2. Please Bring back guys being dudes.
I recommend GroupMe, it has been a godsend to my college friend group. We’ve spread out across the country but not a day goes by where there’s not some activity on there. Plus, you can access it on your browser so it’s a great way to dick around at work.
As someone whose bounced around the ocean blue a bit GroupMe is a lifesaver for staying in touch. Spot on Mr. Schaeffer
This is invaluable insight, Taylor. Considering a move in a year away from the majority of my college friends for my career is terrifying. I’ll have some acquaintances in the new (potential) city, but always worry I won’t find a group to at least hang out with on the weekends and will turn into a depressed hermit.
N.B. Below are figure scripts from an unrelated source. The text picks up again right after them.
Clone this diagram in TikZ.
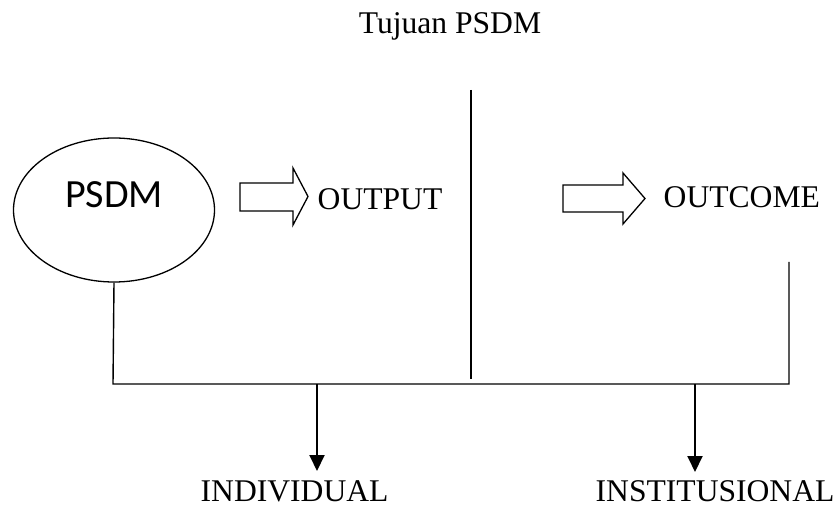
\documentclass[tikz,border=0pt]{standalone}
\usepackage{fontspec}
\setmainfont{Liberation Serif}
\newfontfamily\calibri{Carlito}
\usetikzlibrary{arrows.meta,shapes.geometric}

\begin{document}
\begin{tikzpicture}[x=1pt, y=-1pt,
    line width=1.4pt,
    >={Triangle[width=15pt,length=16pt]},
    lbl/.style = {
      anchor = base west,
      inner sep = 0pt,
      font = \fontsize{31.6}{38}\selectfont
    },
    bubble/.style = {
      draw,
      ellipse,
      line width = 1.3pt,
      minimum width = 201pt,
      minimum height = 144pt
    },
    fatarrow/.style = {
      draw,
      line width = 1.3pt,
      line join = miter
    }
  ]
  \useasboundingbox (0,0) rectangle (835,510);

  % heading
  \node[lbl, anchor=base] (title) at (450,34) {Tujuan PSDM};

  % the bubble
  \node[bubble, label={[font=\calibri\fontsize{40}{48}\selectfont, yshift=15pt]center:PSDM}]
    (psdm) at (114,210) {};

  % hollow arrows and their labels
  \draw[fatarrow] (240,183) -- (293,183) -- (293,168) -- (308,196.5)
    -- (293,225) -- (293,211) -- (240,211) -- cycle;
  \node[lbl] (output) at (317,210) {OUTPUT};

  \draw[fatarrow] (563,185) -- (623,185) -- (623,173) -- (645,198.5)
    -- (623,224) -- (623,212) -- (563,212) -- cycle;
  \node[lbl] (outcome) at (663,208) {OUTCOME};

  % frame lines
  \coordinate (bl) at (113,384);
  \coordinate (br) at (789,384);
  \coordinate (tr) at (789,262);
  \coordinate (mt) at (471,90);
  \coordinate (mb) at (471,379);

  \draw (psdm.south) -- (bl) -- (br) -- (tr);
  \draw (mt) -- (mb);

  % the two results
  \coordinate (d1) at (317,384);
  \coordinate (e1) at (317,471);
  \coordinate (d2) at (695,384);
  \coordinate (e2) at (695,472);

  \draw[->, line width=2pt] (d1) -- (e1);
  \draw[->, line width=2pt] (d2) -- (e2);

  \node[lbl] (individual) at (200,501) {INDIVIDUAL};
  \node[lbl] (institusional) at (595,501) {INSTITUSIONAL};
\end{tikzpicture}
\end{document}
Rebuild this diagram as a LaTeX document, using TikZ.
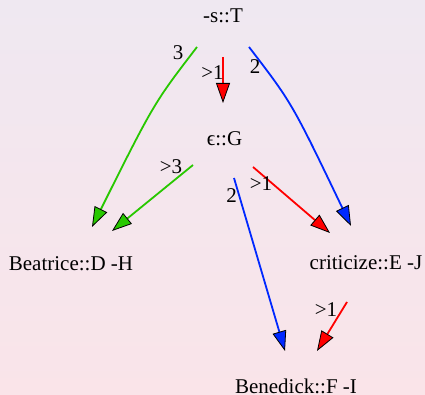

I definitely feel the same way. Currently I live in the city where I grew up and went to college not too far from, so I have a good mix of high school and college friends that I regularly get to hang out with. Lately I’ve been getting an itch to move out west, but I’m worried that if I do it’ll be difficult to find a new group of friends while simultaneously losing my connection with the ones I have here
Do it. Gotta close the yearbook eventually.
I feel you on that. I’ve moved 4 times in the past 3 years for my job so trying to settle in, find a group of friends, and balance the work schedule is pretty tough. I’ve found that you can find some friends by getting involved with local sports leagues/intramurals or finding a decent dive bar and grill.
Very well written, can definitely relate. For me/others I know it really came down to the first roomates you have right out of college. If you’re lucky enough to do some research/not hate the people you spend almost every day with after the 9-5 it can lead to a whole group of extended friends. Always nice to have at least one “sort-of” friend in the area if its a move to a complete new place.